____ SOURCE RECORDS

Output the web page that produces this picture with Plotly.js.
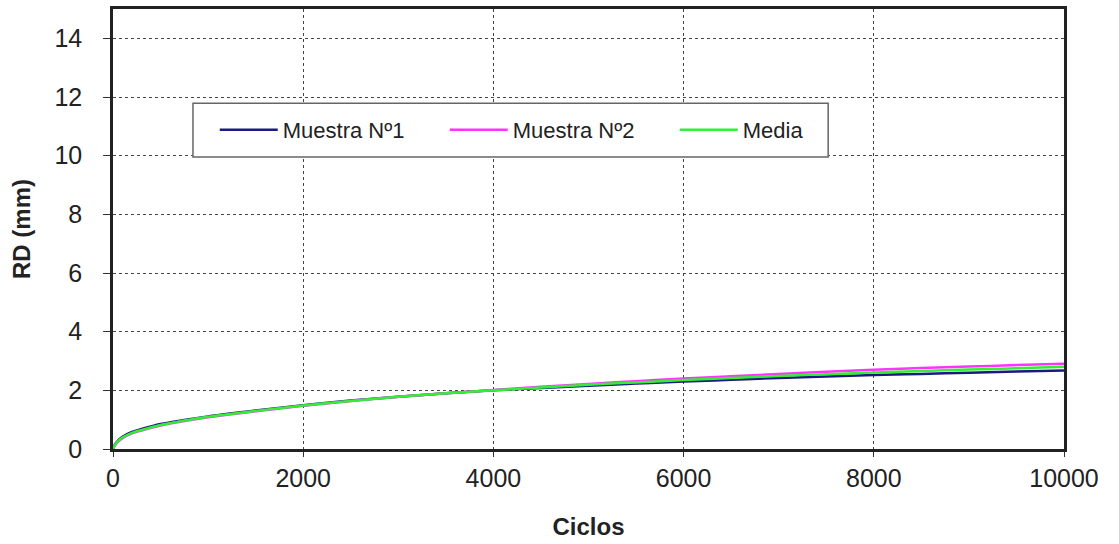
<!DOCTYPE html>
<html><head><meta charset="utf-8">
<script src="https://cdn.plot.ly/plotly-3.0.1.min.js"></script>
<style>html,body{margin:0;padding:0;background:#fff}#chart{width:1119px;height:544px}</style>
</head><body><div id="chart"></div>
<script>
const ciclos = [0, 25, 50, 100, 200, 300, 500, 750, 1000, 1500, 2000, 2500, 3000, 3500, 4000, 4500, 5000, 5500, 6000, 6500, 7000, 7500, 8000, 8500, 9000, 9500, 10000];
const muestra1 = [0, 0.18, 0.28, 0.42, 0.58, 0.68, 0.85, 0.99, 1.11, 1.31, 1.49, 1.65, 1.78, 1.9, 2.0, 2.08, 2.16, 2.23, 2.3, 2.36, 2.42, 2.47, 2.52, 2.56, 2.6, 2.64, 2.68];
const muestra2 = [0, 0.14, 0.24, 0.37, 0.53, 0.63, 0.8, 0.95, 1.08, 1.29, 1.47, 1.64, 1.78, 1.9, 2.01, 2.12, 2.22, 2.31, 2.4, 2.48, 2.56, 2.63, 2.7, 2.76, 2.81, 2.86, 2.91];
const media = [0, 0.16, 0.26, 0.39, 0.55, 0.65, 0.82, 0.97, 1.1, 1.3, 1.48, 1.64, 1.78, 1.9, 2.0, 2.1, 2.19, 2.27, 2.35, 2.42, 2.49, 2.55, 2.61, 2.66, 2.71, 2.75, 2.8];
const names = ['Muestra Nº1', 'Muestra Nº2', 'Media'];
const colors = ['#1a1a80', '#ff33ff', '#33ee33'];
const series = [muestra1, muestra2, media];
const xTicks = [0, 2000, 4000, 6000, 8000, 10000];
const xTickText = ['0', '2000', '4000', '6000', '8000', '10000'];
const yTicks = [0, 2, 4, 6, 8, 10, 12, 14];

const traces = series.map((s, i) => ({
  x: ciclos, y: s, name: names[i], type: 'scatter', mode: 'lines',
  line: {color: colors[i], width: 2.5, shape: 'spline'}
}));

const fam = 'Liberation Sans, Arial, sans-serif';
const layout = {
  width: 1119, height: 544,
  margin: {l: 113, r: 55, t: 9, b: 95},
  paper_bgcolor: '#fff', plot_bgcolor: '#fff',
  font: {family: fam, color: '#222'},
  showlegend: true,
  legend: {
    orientation: 'h', x: 0.107, y: 0.725, xanchor: 'left', yanchor: 'middle',
    bgcolor: 'rgba(0,0,0,0)', borderwidth: 0,
    font: {family: fam, size: 22, color: '#222'},
    itemwidth: 58, entrywidth: 157, entrywidthmode: 'pixels'
  },
  shapes: [{
    type: 'rect', xref: 'paper', yref: 'paper', layer: 'above',
    x0: 0.0841, x1: 0.752, y0: 0.6636, y1: 0.786,
    fillcolor: '#fff', line: {color: '#666', width: 1.5}
  }],
  xaxis: {
    range: [0, 10000], tickvals: xTicks, ticktext: xTickText,
    showgrid: true, gridcolor: '#444', griddash: 'dot', gridwidth: 1,
    showline: true, linecolor: '#222', linewidth: 2.5, mirror: true,
    ticks: 'outside', ticklen: 5, tickcolor: '#333', tickwidth: 1,
    tickfont: {family: fam, size: 25, color: '#222'},
    zeroline: false,
    title: {text: '<b>Ciclos</b>', font: {family: fam, size: 24, color: '#222'}, standoff: 28}
  },
  yaxis: {
    range: [0, 15], tickvals: yTicks,
    showgrid: true, gridcolor: '#444', griddash: 'dot', gridwidth: 1,
    showline: true, linecolor: '#222', linewidth: 2.5, mirror: true,
    ticks: 'outside', ticklen: 7, tickcolor: '#333', tickwidth: 1,
    ticklabelstandoff: 16,
    tickfont: {family: fam, size: 25, color: '#222'},
    zeroline: false,
    title: {text: '<b>RD (mm)</b>', font: {family: fam, size: 24, color: '#222'}, standoff: 18}
  }
};
Plotly.newPlot('chart', traces, layout, {displayModeBar: false});
</script></body></html>
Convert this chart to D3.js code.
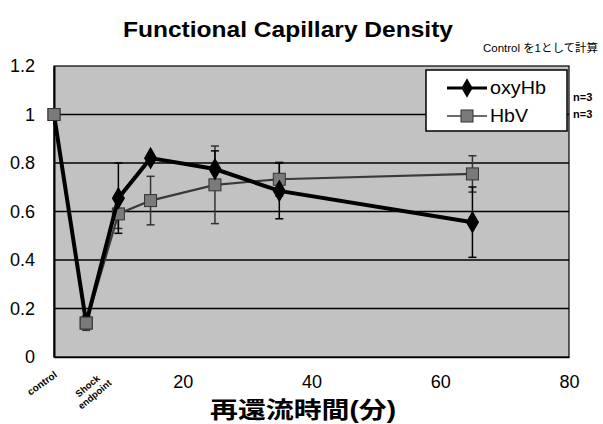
<!DOCTYPE html>
<html>
<head>
<meta charset="utf-8">
<script src="https://cdn.jsdelivr.net/npm/d3@7"></script>
<style>
  body { margin: 0; background: #fff; }
  text { font-family: "Liberation Sans", Arial, "Noto Sans CJK JP", sans-serif; }
</style>
</head>
<body>
<svg id="chart" width="603" height="424"></svg>
<script>
// reperfusion time (min), 0 = control, 5 = shock endpoint
var times = [0, 5, 10, 15, 25, 35, 65];
var oxyHb = [1.0, 0.14, 0.655, 0.82, 0.775, 0.685, 0.556];
var oxyHbErr = [0, 0, 0.145, 0, 0.075, 0.115, 0.145];
var hbv = [1.0, 0.14, 0.59, 0.645, 0.71, 0.733, 0.755];
var hbvErr = [0, 0.03, 0.06, 0.1, 0.16, 0.07, 0.075];
var yTicks = [0, 0.2, 0.4, 0.6, 0.8, 1, 1.2];
var xTicks = [20, 40, 60, 80];

var svg = d3.select("#chart");
var plotL = 54, plotR = 569, plotT = 66, plotB = 357;
var numFont = "'Liberation Sans', Arial, sans-serif";

var x = d3.scaleLinear().domain([0, 80]).range([plotL, plotR]);
var y = d3.scaleLinear().domain([0, 1.2]).range([plotB, plotT]);

// title
svg.append("text")
    .attr("x", 288).attr("y", 37)
    .attr("text-anchor", "middle")
    .attr("textLength", 330).attr("lengthAdjust", "spacingAndGlyphs")
    .style("font-size", "22px").style("font-weight", "bold")
    .text("Functional Capillary Density");
svg.append("text")
    .attr("x", 483).attr("y", 52)
    .attr("textLength", 115).attr("lengthAdjust", "spacingAndGlyphs")
    .style("font-size", "11px")
    .text("Control を1として計算");

// plot background
svg.append("rect")
    .attr("x", plotL).attr("y", plotT)
    .attr("width", plotR - plotL).attr("height", plotB - plotT)
    .style("fill", "#c2c2c2").style("stroke", "#000").style("stroke-width", 1.2);

// grid lines
svg.append("g").selectAll("line")
    .data(yTicks.filter(function (d) { return d > 0 && d < 1.2; }))
    .enter().append("line")
    .attr("x1", plotL).attr("x2", plotR)
    .attr("y1", function (d) { return y(d); })
    .attr("y2", function (d) { return y(d); })
    .style("stroke", "#000").style("stroke-width", 1.5);

// y axis
var yAxis = svg.append("g")
    .attr("transform", "translate(" + plotL + ",0)")
    .call(d3.axisLeft(y).tickValues(yTicks).tickSize(0).tickPadding(19)
        .tickFormat(function (d) { return d; }));
yAxis.select(".domain").style("stroke", "#000").style("stroke-width", 2);
yAxis.selectAll("text").style("font-size", "18px").style("font-family", numFont);

// x axis
var xAxis = svg.append("g")
    .attr("transform", "translate(0," + plotB + ")")
    .call(d3.axisBottom(x).tickValues(xTicks).tickSize(0).tickPadding(18));
xAxis.select(".domain").style("stroke", "#000").style("stroke-width", 1.5);
xAxis.selectAll("text").style("font-size", "18px").style("font-family", numFont);

// category labels
svg.append("text")
    .attr("transform", "translate(44,386) rotate(-35)")
    .attr("text-anchor", "middle")
    .style("font-size", "10px").style("font-weight", "bold")
    .text("control");
var shock = svg.append("text")
    .attr("transform", "translate(91,390) rotate(-40)")
    .attr("text-anchor", "middle")
    .style("font-size", "9.5px").style("font-weight", "bold");
shock.append("tspan").attr("x", 0).attr("dy", -2).text("Shock");
shock.append("tspan").attr("x", 0).attr("dy", 11).text("endpoint");

svg.append("text")
    .attr("x", 303).attr("y", 418)
    .attr("text-anchor", "middle")
    .attr("textLength", 186).attr("lengthAdjust", "spacingAndGlyphs")
    .style("font-size", "23px").style("font-weight", "bold")
    .text("再還流時間(分)");

// error bars
function errorBars(vals, errs, color) {
    var g = svg.append("g").style("stroke", color).style("stroke-width", 1.5);
    times.forEach(function (t, i) {
        if (!errs[i]) return;
        var cx = x(t);
        g.append("line").attr("x1", cx).attr("x2", cx)
            .attr("y1", y(vals[i] - errs[i])).attr("y2", y(vals[i] + errs[i]));
        [vals[i] - errs[i], vals[i] + errs[i]].forEach(function (v) {
            g.append("line").attr("x1", cx - 4).attr("x2", cx + 4)
                .attr("y1", y(v)).attr("y2", y(v));
        });
    });
}
errorBars(hbv, hbvErr, "#333");
errorBars(oxyHb, oxyHbErr, "#000");

var line = d3.line()
    .x(function (d, i) { return x(times[i]); })
    .y(function (d) { return y(d); });

// HbV
svg.append("path").datum(hbv)
    .attr("d", line)
    .style("fill", "none").style("stroke", "#3a3a3a").style("stroke-width", 2.2);
svg.append("g").selectAll("rect")
    .data(hbv).enter().append("rect")
    .attr("x", function (d, i) { return x(times[i]) - 6; })
    .attr("y", function (d) { return y(d) - 6; })
    .attr("width", 12).attr("height", 12)
    .style("fill", "#7a7a7a").style("stroke", "#333").style("stroke-width", 1);

// oxyHb
svg.append("path").datum(oxyHb)
    .attr("d", line)
    .style("fill", "none").style("stroke", "#000").style("stroke-width", 4);
svg.append("g").selectAll("path.dia")
    .data(oxyHb.slice(2)).enter().append("path")
    .attr("class", "dia")
    .attr("d", d3.symbol().type(d3.symbolDiamond).size(150))
    .attr("transform", function (d, i) { return "translate(" + x(times[i + 2]) + "," + y(d) + ")"; })
    .style("fill", "#000");
// control and shock markers of HbV sit on top
svg.append("g").selectAll("rect")
    .data(hbv.slice(0, 2)).enter().append("rect")
    .attr("x", function (d, i) { return x(times[i]) - 6; })
    .attr("y", function (d) { return y(d) - 6; })
    .attr("width", 12).attr("height", 12)
    .style("fill", "#7a7a7a").style("stroke", "#333").style("stroke-width", 1);

// legend
var lg = svg.append("g");
lg.append("rect")
    .attr("x", 426).attr("y", 70).attr("width", 141).attr("height", 61)
    .style("fill", "#fff").style("stroke", "#000").style("stroke-width", 1.5);
lg.append("line").attr("x1", 447).attr("x2", 487).attr("y1", 88).attr("y2", 88)
    .style("stroke", "#000").style("stroke-width", 3);
lg.append("path").attr("d", d3.symbol().type(d3.symbolDiamond).size(110))
    .attr("transform", "translate(467,88)").style("fill", "#000");
lg.append("text").attr("x", 490).attr("y", 94)
    .attr("textLength", 56).attr("lengthAdjust", "spacingAndGlyphs")
    .style("font-size", "18px").text("oxyHb");
lg.append("line").attr("x1", 447).attr("x2", 487).attr("y1", 116).attr("y2", 116)
    .style("stroke", "#3a3a3a").style("stroke-width", 1.5);
lg.append("rect").attr("x", 461).attr("y", 110).attr("width", 12).attr("height", 12)
    .style("fill", "#7a7a7a").style("stroke", "#333");
lg.append("text").attr("x", 490).attr("y", 122)
    .attr("textLength", 38).attr("lengthAdjust", "spacingAndGlyphs")
    .style("font-size", "18px").text("HbV");

svg.append("text").attr("x", 573).attr("y", 101)
    .style("font-size", "11px").style("font-weight", "bold").text("n=3");
svg.append("text").attr("x", 573).attr("y", 118)
    .style("font-size", "11px").style("font-weight", "bold").text("n=3");
</script>
</body>
</html>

________

Copy out the lines in which the string "chart" appears.

**EXPECTED ANSWER**
<style>html,body{margin:0;padding:0;background:#fff}#chart{width:1119px;height:544px}</style>
</head><body><div id="chart"></div>
Plotly.newPlot('chart', traces, layout, {displayModeBar: false});
Convert this chart to D3.js code.
<svg id="chart" width="603" height="424"></svg>
var svg = d3.select("#chart");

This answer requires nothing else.